▸ SOURCE MATERIAL:
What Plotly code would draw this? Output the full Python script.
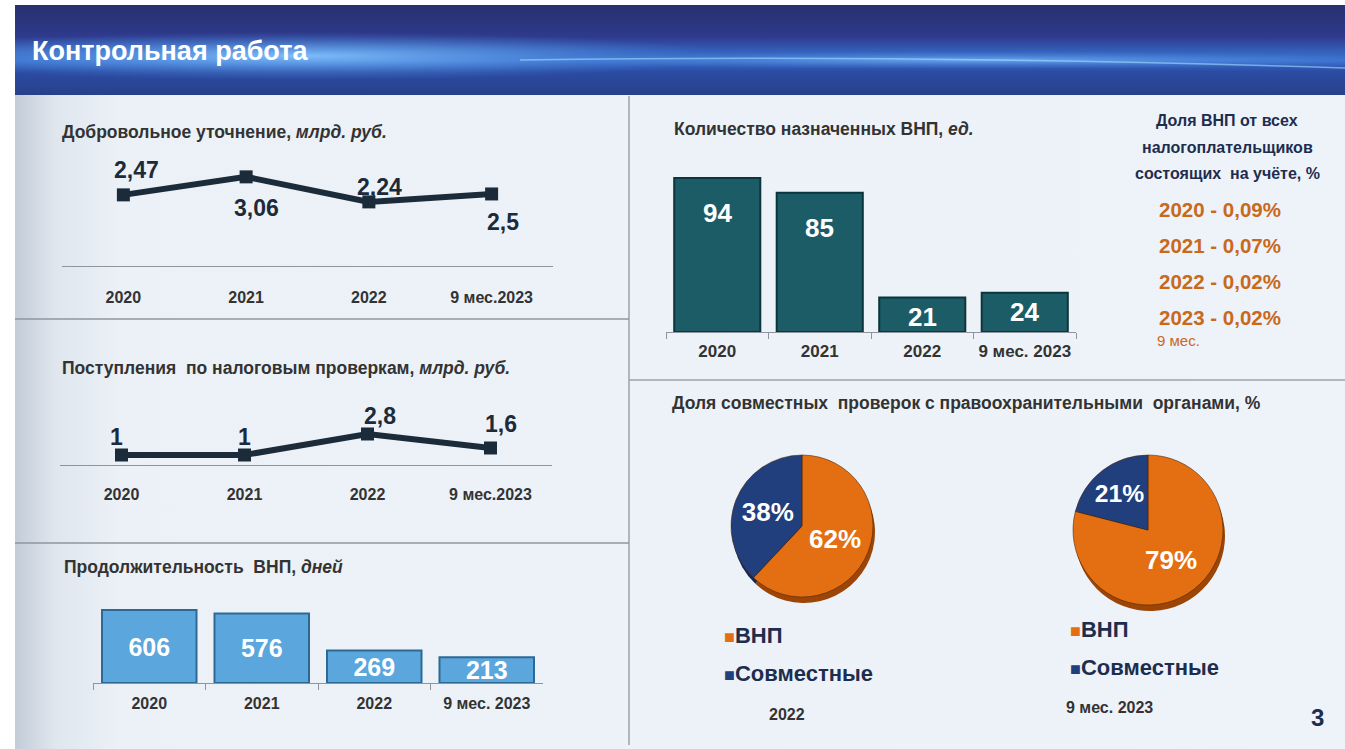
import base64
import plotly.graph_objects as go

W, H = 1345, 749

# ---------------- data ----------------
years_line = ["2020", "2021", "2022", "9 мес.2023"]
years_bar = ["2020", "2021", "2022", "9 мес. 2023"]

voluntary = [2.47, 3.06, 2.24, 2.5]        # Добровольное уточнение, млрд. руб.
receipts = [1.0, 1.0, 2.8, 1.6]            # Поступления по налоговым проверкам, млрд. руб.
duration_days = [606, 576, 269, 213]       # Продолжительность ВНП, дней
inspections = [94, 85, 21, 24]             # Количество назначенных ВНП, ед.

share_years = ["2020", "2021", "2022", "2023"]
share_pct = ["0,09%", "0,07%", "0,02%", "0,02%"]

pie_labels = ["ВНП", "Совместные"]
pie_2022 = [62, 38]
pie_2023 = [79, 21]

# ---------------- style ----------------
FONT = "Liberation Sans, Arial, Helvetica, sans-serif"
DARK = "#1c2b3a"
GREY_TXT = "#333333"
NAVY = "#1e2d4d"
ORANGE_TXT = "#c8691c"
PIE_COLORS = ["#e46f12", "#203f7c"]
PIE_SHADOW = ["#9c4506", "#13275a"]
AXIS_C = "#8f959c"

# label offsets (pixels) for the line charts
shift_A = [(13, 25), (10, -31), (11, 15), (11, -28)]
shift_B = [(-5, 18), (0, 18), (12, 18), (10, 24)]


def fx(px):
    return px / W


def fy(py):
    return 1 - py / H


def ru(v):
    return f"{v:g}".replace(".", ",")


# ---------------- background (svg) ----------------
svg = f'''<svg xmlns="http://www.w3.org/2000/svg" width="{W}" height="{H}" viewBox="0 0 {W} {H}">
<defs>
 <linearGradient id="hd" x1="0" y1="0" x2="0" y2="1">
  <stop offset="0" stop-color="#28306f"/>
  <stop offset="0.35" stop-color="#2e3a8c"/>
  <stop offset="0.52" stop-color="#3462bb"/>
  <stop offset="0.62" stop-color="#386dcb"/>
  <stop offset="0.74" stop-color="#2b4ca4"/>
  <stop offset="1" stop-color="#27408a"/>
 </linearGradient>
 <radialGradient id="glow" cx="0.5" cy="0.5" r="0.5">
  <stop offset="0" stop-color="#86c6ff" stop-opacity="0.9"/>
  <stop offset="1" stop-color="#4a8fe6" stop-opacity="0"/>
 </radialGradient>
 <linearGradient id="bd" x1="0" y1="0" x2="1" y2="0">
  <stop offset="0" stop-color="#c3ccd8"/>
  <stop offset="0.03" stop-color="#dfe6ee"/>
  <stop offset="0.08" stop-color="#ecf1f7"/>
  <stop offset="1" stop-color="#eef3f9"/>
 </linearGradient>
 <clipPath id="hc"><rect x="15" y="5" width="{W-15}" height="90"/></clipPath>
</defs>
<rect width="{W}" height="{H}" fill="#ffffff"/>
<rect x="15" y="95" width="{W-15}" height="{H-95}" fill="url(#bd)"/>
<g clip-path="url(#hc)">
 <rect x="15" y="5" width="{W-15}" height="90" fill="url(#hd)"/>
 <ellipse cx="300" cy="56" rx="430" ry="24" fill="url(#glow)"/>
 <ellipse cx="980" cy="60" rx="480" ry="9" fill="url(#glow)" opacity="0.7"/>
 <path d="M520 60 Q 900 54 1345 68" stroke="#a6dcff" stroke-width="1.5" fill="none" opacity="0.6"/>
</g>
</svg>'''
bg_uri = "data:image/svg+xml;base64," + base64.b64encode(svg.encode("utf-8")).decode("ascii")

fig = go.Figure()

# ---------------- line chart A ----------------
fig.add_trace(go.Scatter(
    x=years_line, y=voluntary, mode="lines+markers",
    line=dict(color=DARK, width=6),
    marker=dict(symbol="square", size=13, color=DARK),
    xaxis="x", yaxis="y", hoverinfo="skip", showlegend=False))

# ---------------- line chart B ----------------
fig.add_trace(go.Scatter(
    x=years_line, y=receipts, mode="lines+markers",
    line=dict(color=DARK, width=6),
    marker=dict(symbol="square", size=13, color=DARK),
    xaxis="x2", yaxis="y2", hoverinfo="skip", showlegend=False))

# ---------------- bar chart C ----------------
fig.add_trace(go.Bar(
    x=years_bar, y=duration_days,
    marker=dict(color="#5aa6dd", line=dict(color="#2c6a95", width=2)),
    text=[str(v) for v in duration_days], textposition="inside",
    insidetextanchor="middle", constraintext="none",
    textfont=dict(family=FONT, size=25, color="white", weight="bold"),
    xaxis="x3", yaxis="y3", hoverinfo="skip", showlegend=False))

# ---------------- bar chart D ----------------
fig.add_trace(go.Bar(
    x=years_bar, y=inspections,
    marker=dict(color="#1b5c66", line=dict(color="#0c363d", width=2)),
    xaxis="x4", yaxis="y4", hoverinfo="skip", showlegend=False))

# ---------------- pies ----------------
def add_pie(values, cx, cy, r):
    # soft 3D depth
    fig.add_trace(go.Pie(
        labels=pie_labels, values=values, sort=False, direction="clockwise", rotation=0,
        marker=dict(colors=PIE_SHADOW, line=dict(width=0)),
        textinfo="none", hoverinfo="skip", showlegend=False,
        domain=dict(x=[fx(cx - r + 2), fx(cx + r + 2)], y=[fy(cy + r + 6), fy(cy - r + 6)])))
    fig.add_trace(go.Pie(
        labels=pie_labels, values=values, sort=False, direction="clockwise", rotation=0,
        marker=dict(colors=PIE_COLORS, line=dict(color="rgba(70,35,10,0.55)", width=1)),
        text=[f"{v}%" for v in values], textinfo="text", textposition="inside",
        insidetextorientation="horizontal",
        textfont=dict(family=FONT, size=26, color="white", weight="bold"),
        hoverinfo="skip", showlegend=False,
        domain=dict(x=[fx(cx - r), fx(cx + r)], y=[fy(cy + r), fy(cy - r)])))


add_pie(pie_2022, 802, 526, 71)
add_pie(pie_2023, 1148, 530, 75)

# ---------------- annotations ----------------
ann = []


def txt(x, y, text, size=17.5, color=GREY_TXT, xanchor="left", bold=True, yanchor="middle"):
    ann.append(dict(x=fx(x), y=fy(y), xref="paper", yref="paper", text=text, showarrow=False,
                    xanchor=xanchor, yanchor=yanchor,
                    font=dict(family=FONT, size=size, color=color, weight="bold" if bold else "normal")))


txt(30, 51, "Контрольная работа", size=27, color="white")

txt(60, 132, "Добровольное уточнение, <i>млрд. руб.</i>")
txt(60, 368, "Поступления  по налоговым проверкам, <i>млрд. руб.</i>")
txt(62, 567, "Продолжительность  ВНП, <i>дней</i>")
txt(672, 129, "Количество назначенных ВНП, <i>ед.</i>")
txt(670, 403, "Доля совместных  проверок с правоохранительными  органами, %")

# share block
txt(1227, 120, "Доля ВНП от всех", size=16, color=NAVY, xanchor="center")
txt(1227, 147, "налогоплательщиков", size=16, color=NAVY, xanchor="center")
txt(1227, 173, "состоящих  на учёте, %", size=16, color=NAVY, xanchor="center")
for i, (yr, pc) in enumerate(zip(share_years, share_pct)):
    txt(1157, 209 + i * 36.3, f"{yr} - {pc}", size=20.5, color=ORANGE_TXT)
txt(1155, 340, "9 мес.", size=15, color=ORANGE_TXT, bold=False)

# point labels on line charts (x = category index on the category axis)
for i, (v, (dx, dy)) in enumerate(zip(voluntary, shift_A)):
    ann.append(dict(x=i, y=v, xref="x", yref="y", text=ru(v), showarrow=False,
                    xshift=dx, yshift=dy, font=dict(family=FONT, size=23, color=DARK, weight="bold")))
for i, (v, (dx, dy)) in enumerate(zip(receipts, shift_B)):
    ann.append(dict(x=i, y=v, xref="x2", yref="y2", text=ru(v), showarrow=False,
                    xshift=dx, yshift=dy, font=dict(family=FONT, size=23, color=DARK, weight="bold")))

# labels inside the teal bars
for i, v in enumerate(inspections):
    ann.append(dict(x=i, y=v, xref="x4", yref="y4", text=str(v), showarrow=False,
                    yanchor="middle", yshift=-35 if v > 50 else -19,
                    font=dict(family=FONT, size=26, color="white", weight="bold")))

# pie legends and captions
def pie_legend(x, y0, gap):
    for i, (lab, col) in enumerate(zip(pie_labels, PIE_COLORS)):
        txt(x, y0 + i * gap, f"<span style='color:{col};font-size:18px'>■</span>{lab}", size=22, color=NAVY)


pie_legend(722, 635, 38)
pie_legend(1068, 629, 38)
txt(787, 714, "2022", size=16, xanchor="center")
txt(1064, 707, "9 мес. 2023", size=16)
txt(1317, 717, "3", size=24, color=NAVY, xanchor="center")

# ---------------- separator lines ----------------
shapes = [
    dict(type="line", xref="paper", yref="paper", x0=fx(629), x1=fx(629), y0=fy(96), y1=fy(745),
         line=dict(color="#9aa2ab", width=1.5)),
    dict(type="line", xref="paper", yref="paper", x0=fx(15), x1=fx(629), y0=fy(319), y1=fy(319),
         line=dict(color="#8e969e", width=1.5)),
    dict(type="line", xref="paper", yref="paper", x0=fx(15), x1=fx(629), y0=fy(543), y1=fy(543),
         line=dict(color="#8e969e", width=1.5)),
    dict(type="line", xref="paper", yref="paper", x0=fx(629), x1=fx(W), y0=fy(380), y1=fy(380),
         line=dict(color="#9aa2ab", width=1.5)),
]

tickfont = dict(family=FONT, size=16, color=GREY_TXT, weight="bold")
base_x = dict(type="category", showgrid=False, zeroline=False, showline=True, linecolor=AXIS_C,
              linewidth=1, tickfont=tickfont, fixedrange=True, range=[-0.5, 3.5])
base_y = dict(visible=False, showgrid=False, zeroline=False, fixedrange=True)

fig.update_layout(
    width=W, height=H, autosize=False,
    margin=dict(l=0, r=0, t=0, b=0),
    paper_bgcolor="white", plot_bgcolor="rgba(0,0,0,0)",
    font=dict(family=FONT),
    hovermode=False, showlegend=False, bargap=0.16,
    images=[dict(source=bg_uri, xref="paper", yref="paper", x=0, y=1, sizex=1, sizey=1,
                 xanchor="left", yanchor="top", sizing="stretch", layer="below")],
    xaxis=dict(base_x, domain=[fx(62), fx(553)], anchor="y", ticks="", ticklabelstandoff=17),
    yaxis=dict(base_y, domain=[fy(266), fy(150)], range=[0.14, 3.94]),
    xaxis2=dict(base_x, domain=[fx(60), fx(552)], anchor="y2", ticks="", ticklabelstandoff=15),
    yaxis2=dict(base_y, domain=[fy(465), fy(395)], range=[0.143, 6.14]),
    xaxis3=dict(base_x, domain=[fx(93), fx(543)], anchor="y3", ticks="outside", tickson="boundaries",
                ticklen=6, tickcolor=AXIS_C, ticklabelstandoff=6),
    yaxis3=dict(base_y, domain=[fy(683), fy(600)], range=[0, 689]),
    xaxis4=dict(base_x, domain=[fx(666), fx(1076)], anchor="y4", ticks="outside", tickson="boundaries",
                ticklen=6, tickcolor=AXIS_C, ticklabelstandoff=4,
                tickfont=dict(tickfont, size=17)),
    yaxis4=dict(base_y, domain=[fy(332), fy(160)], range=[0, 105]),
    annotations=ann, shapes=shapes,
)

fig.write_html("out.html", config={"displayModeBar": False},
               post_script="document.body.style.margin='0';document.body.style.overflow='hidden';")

▸ WHAT NEEDS TO BE DONE:
From the first line of the listing above, repeat every line through the one holding "pie_2023 = [79, 21]". Both ends count, and pictures stay out.

▸ RIGHT ANSWER:
What Plotly code would draw this? Output the full Python script.
import base64
import plotly.graph_objects as go

W, H = 1345, 749

# ---------------- data ----------------
years_line = ["2020", "2021", "2022", "9 мес.2023"]
years_bar = ["2020", "2021", "2022", "9 мес. 2023"]

voluntary = [2.47, 3.06, 2.24, 2.5]        # Добровольное уточнение, млрд. руб.
receipts = [1.0, 1.0, 2.8, 1.6]            # Поступления по налоговым проверкам, млрд. руб.
duration_days = [606, 576, 269, 213]       # Продолжительность ВНП, дней
inspections = [94, 85, 21, 24]             # Количество назначенных ВНП, ед.

share_years = ["2020", "2021", "2022", "2023"]
share_pct = ["0,09%", "0,07%", "0,02%", "0,02%"]

pie_labels = ["ВНП", "Совместные"]
pie_2022 = [62, 38]
pie_2023 = [79, 21]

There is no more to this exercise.